Nuestro Señor Jesucristo, que pasó cuarenta días con sus cuarenta noches de rigurosa penitencia en el desierto antes de iniciar su vida pública, nos anima a entregarnos a la oración, al ayuno y a la limosna, debiendo hacerlo no de un modo hipócrita con el que pretendamos alcanzar las alabanzas humanas que nos hagan tener fama de hombres piadosos, sino desde la intimidad del corazón, donde nuestra oración, nuestro ayuno y nuestra limosna serán conocidos y recompensados por Dios. Más aún, Jesús no nos dice que esto debemos hacerlo con tristeza, sino con alegría: “Cuando ayunéis no andéis cabizbajos, como los farsantes […]. Tú, en cambio, cuando ayunes, perfúmate la cabeza y lávate la cara, para que tu ayuno lo note, no la gente, sino tu Padre, que está en lo escondido” (Mt 6,16-18).
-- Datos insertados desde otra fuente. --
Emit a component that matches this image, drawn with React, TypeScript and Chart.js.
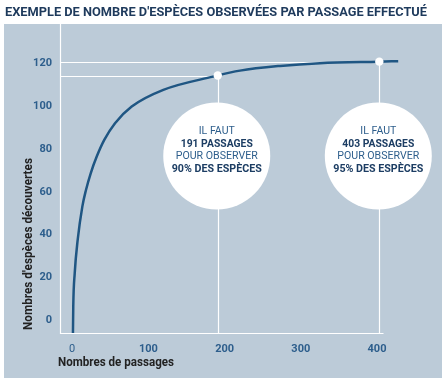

Este espíritu alegre es el que desea San Benito en el monje, que denomina la Cuaresma como “días santos” (RB 49, 3) y exhorta a vivirla de tal modo que “con un gozo lleno de anhelo espiritual espere la santa Pascua” (RB 49, 6-7).
Que María Santísima nos ayude a vivir este tiempo con espíritu de conversión y de humildad.